I posted this to my Facebook a bit ago and thought I'd post it here as well. Took me 45minto write ON MY PHONE. Enjoy.
Okay, so I recently rewatched the Avatar: The Last Airbender series and finally watched The Legend of Korra. If you're a fan of Korra you may as well stop reading this, because it will most likely piss you off. And if you know me and how I'm a sucker for story, you should find this entertaining.
Okay, so in the first series, Aang as the Avatar was born into the air nomads, and in that series, the hardest element for him to learn was earth, because, as it was explained, earth is the opposite of air just like water is the opposite of fire, so earth was hard for him to bend because it was the opposite from his natural element.
But in The Legend of Korra, the writers ignored this completely. Fire should have been Korra's opposite element as a waterbender, but no, air was her struggle, because, "the element opposite of ones personality is the hardest for them to learn." .....really..?
And then there's the spirits. The Avatar is the "bridge between the spirit world and the physical world," and in the original series, only the Avatar could cross over. Not in Korra, nope, turns out anyone can just walk right in IN PHYSICAL FORM by traipsing through the "spirit portals." Sooo... What's the point of the Avatar being the bridge between worlds when anyone can access them?
This part made me want to scream.. In season two of Korra, we get a little history lesson on the first Avatar. Now, before I continue, in the original series, it's explained that the first waterbenders learned to control water by watching how the moon pushed and pulled the tide, the airbenders learned from the sky bison, firebenders from dragons, and earthbenders from badger moles. In Korra....ohh... In Korra the writers completely ignored the original series and changed the history to, the benders got the power to control the elements by... giant lion turtles.... Not that they learned as originally explained, but that they were given these abilities. Also, the power of the Avatar was given to them by a spirit, which makes sense, but how it was written ruined the idea of the Avatar for me. This "new" history, for me, cheepend the whole Avatar universe.

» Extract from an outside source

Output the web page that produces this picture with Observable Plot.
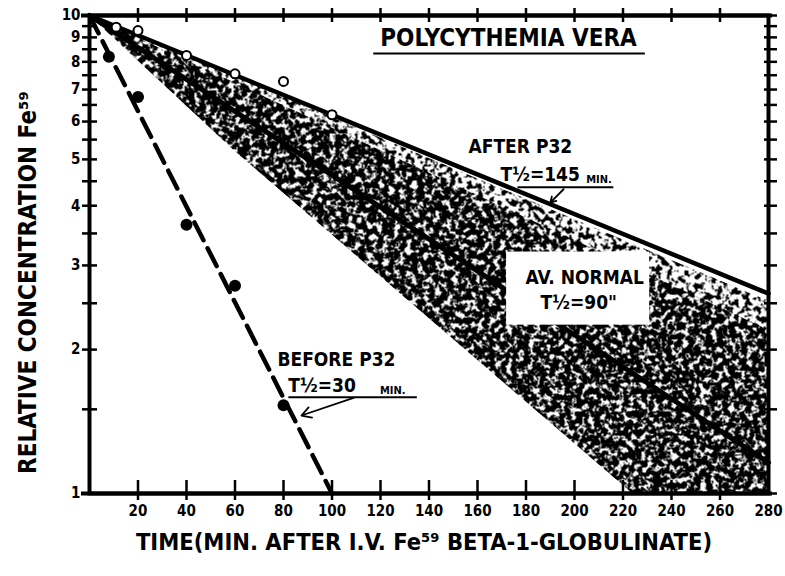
<!DOCTYPE html>
<html><head><meta charset="utf-8">
<script src="https://cdn.jsdelivr.net/npm/d3@7"></script>
<script src="https://cdn.jsdelivr.net/npm/@observablehq/plot@0.6"></script>
<style>
html,body{margin:0;padding:0;background:#fff;}
#chart svg{display:block;}
</style>
</head><body>
<svg width="0" height="0" style="position:absolute">
  <defs>
    <filter id="noiseLight" x="0" y="0" width="1" height="1">
      <feTurbulence type="fractalNoise" baseFrequency="0.18" numOctaves="3" seed="7"/>
      <feColorMatrix type="matrix" values="0 0 0 0 0  0 0 0 0 0  0 0 0 0 0  -18 0 0 0 8.9"/>
    </filter>
    <filter id="noiseDense" x="0" y="0" width="1" height="1">
      <feTurbulence type="fractalNoise" baseFrequency="0.17" numOctaves="3" seed="13"/>
      <feColorMatrix type="matrix" values="0 0 0 0 0  0 0 0 0 0  0 0 0 0 0  -18 0 0 0 9.8"/>
    </filter>
    <pattern id="stipLight" patternUnits="userSpaceOnUse" width="785" height="576">
      <rect width="785" height="576" fill="#000" filter="url(#noiseLight)"/>
    </pattern>
    <pattern id="stipDense" patternUnits="userSpaceOnUse" width="785" height="576">
      <rect width="785" height="576" fill="#000" filter="url(#noiseDense)"/>
    </pattern>
  </defs>
</svg>
<div id="chart"></div>
<script>
// ---- data ----
const beforeTimes = [8, 20, 40, 60, 80];
const beforeValues = [8.2, 6.75, 3.65, 2.72, 1.53];
const afterTimes = [11, 20, 40, 60, 80, 100];
const afterValues = [9.45, 9.3, 8.25, 7.55, 7.28, 6.2];

const beforeFitTimes = [0, 100];
const beforeFitValues = [10, 1];
const afterFitTimes = [0, 280];
const afterFitValues = [10, 2.62];
const normalFitTimes = [0, 280];
const normalFitValues = [10, 1.16];

// normal range (stippled band) outline
const bandTimes = [0, 280, 280, 224, 60];
const bandValues = [10, 2.53, 1, 1, 5.2];
// denser inner part of the band
const denseTimes = [0, 280, 280, 224, 60];
const denseValues = [10, 2.2, 1, 1, 5.2];

const xTickLabels = [20, 40, 60, 80, 100, 120, 140, 160, 180, 200, 220, 240, 260, 280];
const xMinorTicks = [20, 40, 60, 80, 100, 120, 140, 160, 180, 200, 220, 240, 260];
const yTickLabels = [1, 2, 3, 4, 5, 6, 7, 8, 9, 10];
const yMinorTicks = [1, 1.5, 2, 2.5, 3, 3.5, 4, 4.5, 5, 5.5, 6, 6.5, 7, 7.5, 8, 8.5, 9, 9.5, 10];

const title = "POLYCYTHEMIA VERA";
const xTitle = "TIME(MIN. AFTER I.V. Fe⁵⁹ BETA-1-GLOBULINATE)";
const yTitle = "RELATIVE CONCENTRATION Fe⁵⁹";

// annotations (data coordinates: minutes, relative concentration)
const bigNotes = [
  {t: 156.3, c: 5.30, text: "AFTER P32"},
  {t: 169.5, c: 4.64, text: "T½=145"},
  {t: 179.8, c: 2.82, text: "AV. NORMAL"},
  {t: 186.0, c: 2.50, text: "T½=90\""},
  {t: 77.5, c: 1.90, text: "BEFORE P32"},
  {t: 82.0, c: 1.68, text: "T½=30"}
];
const smallNotes = [
  {t: 204.8, c: 4.53, text: "MIN."},
  {t: 119.8, c: 1.64, text: "MIN."}
];
const underlines = [
  {t1: 117, t2: 229, c: 8.33},
  {t1: 176.5, t2: 216, c: 4.37},
  {t1: 82, t2: 135, c: 1.59}
];
const arrows = [
  {t1: 195.5, c1: 4.33, t2: 190, c2: 4.06},
  {t1: 108.9, c1: 1.585, t2: 87.4, c2: 1.456}
];
const labelBox = [{t1: 172, t2: 231, c1: 2.25, c2: 3.2}];

// ---- build tables ----
const zip = (ts, cs) => ts.map((t, i) => ({t, c: cs[i]}));
const before = zip(beforeTimes, beforeValues);
const after = zip(afterTimes, afterValues);
const beforeFit = zip(beforeFitTimes, beforeFitValues);
const afterFit = zip(afterFitTimes, afterFitValues);
const normalFit = zip(normalFitTimes, normalFitValues);
const band = zip(bandTimes, bandValues);
const dense = zip(denseTimes, denseValues);

const W = 785, H = 576, mL = 89, mR = 17, mT = 15, mB = 83;
const pw = W - mL - mR, ph = H - mT - mB;
const FONT = "'DejaVu Sans Condensed', 'DejaVu Sans', sans-serif";

const chart = Plot.plot({
  width: W, height: H,
  marginLeft: mL, marginRight: mR, marginTop: mT, marginBottom: mB,
  style: {fontFamily: FONT, background: "#fff", color: "#000", overflow: "visible"},
  x: {domain: [0, 280], axis: null},
  y: {type: "log", domain: [1, 10], axis: null},
  marks: [
    Plot.line(band, {x: "t", y: "c", fill: "url(#stipLight)", stroke: "none", curve: "linear-closed"}),
    Plot.line(dense, {x: "t", y: "c", fill: "url(#stipDense)", stroke: "none", curve: "linear-closed"}),
    Plot.line(normalFit, {x: "t", y: "c", stroke: "#000", strokeWidth: 5}),
    Plot.rect(labelBox, {x1: "t1", x2: "t2", y1: "c1", y2: "c2", fill: "#fff"}),
    Plot.line(afterFit, {x: "t", y: "c", stroke: "#000", strokeWidth: 4.5}),
    Plot.line(beforeFit, {x: "t", y: "c", stroke: "#000", strokeWidth: 4.5, strokeDasharray: "20,9"}),
    Plot.dot(before, {x: "t", y: "c", r: 6, fill: "#000", stroke: "none"}),
    Plot.dot(after, {x: "t", y: "c", r: 4.5, fill: "#fff", stroke: "#000", strokeWidth: 2}),
    // frame
    Plot.frame({stroke: "#000", strokeWidth: 4}),
    // ticks
    Plot.ruleX(xMinorTicks, {x: d => d, stroke: "#000", strokeWidth: 2.5, insetTop: ph - 13, insetBottom: -7}),
    Plot.ruleX(xMinorTicks, {x: d => d, stroke: "#000", strokeWidth: 2.5, insetTop: -7, insetBottom: ph - 7}),
    Plot.ruleY(yMinorTicks, {y: d => d, stroke: "#000", strokeWidth: 2.5, insetLeft: -7, insetRight: pw - 8}),
    Plot.ruleY(yMinorTicks, {y: d => d, stroke: "#000", strokeWidth: 2.5, insetLeft: pw - 4, insetRight: -9}),
    Plot.ruleY([1, 10], {y: d => d, stroke: "#000", strokeWidth: 4, insetLeft: -8, insetRight: -4}),
    // tick labels
    Plot.text(xTickLabels, {x: d => d, text: d => String(d), frameAnchor: "bottom", dy: 22, fontSize: 15, fontWeight: "bold"}),
    Plot.text(yTickLabels, {y: d => d, text: d => String(d), frameAnchor: "left", dx: -9, textAnchor: "end", fontSize: 15, fontWeight: "bold"}),
    // axis titles
    Plot.text([xTitle], {text: d => d, frameAnchor: "bottom", dy: 56, dx: -5, fontSize: 23.5, fontWeight: "bold"}),
    Plot.text([yTitle], {text: d => d, frameAnchor: "left", textAnchor: "middle", dx: -61, dy: 28, rotate: -90, fontSize: 24, fontWeight: "bold"}),
    // title
    Plot.text([title], {x: () => 172.8, y: () => 8.95, text: d => d, fontSize: 24, fontWeight: "bold"}),
    // annotations
    Plot.text(bigNotes, {x: "t", y: "c", text: "text", textAnchor: "start", fontSize: 19, fontWeight: "bold"}),
    Plot.text(smallNotes, {x: "t", y: "c", text: "text", textAnchor: "start", fontSize: 11, fontWeight: "bold"}),
    Plot.link(underlines, {x1: "t1", x2: "t2", y1: "c", y2: "c", stroke: "#000", strokeWidth: 2}),
    Plot.arrow(arrows, {x1: "t1", y1: "c1", x2: "t2", y2: "c2", stroke: "#000", strokeWidth: 1.8, headLength: 9})
  ]
});
document.getElementById("chart").appendChild(chart);
</script>
</body></html>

Now I'm going to get nitpicky. In season three, we have airbenders who suddenly show up out of nowhere. Not only that, but they somehow know how to control the element BETTER THAN THE AVATAR right away, when it took Korra weeks to master it. To me, this makes Korra as the Avatar weak and nearly pointless, which brings me to my next topic.
The Avatar State. Aang in the Avatar State was extremely powerful and defeated Firelord Ozai with ease at the end of the series. (Skip to 5:05
m.youtube.com/watch?v=zowVdUR9…) But Korra IN THE AVATAR STATE couldn't defeat a newfound airbender who became a master as soon as he spontaneously aquired the element? And don't give me the, "well she was poisoned," gag. The Avatar State is a defense mechanism which gives the Avatar the combined power of all the past Avatars; she should have easily defeated Zaheer. But in TLoK, the Avatar State is more like a level one power up.
Now, in the original series, the culture was much different from our own. But in Korra, the line between our modern culture and that of the four nations in The Last Airbender, is muddled. In a world that's vastly different from our own, I find it more appealing for cultures to be wildly different, and Korra lost that appeal for me with the similarities.
While the character development in Korra was good, although I found Korra annoying, the script felt forced and like the writers were trying to bring the same level of comedy (that was natural and effortless) that The Last Airbender had. Some parts did make me laugh, but I cringed most of the time.
In short, the two series didn't feel like they belonged in the same universe, rather like someone made a cheep knockoff series from the original; they ignored their own history (a big no no) and changed so many things around just to fill in the plotholes for TLoK series because they were too lazy to rewrite a plot that aligned with the original universe.
No, I did not like it, and yes, I want to watch The Last Airbender again to cleanse myself of this infuriating monstrosity known as The Legend of Korra.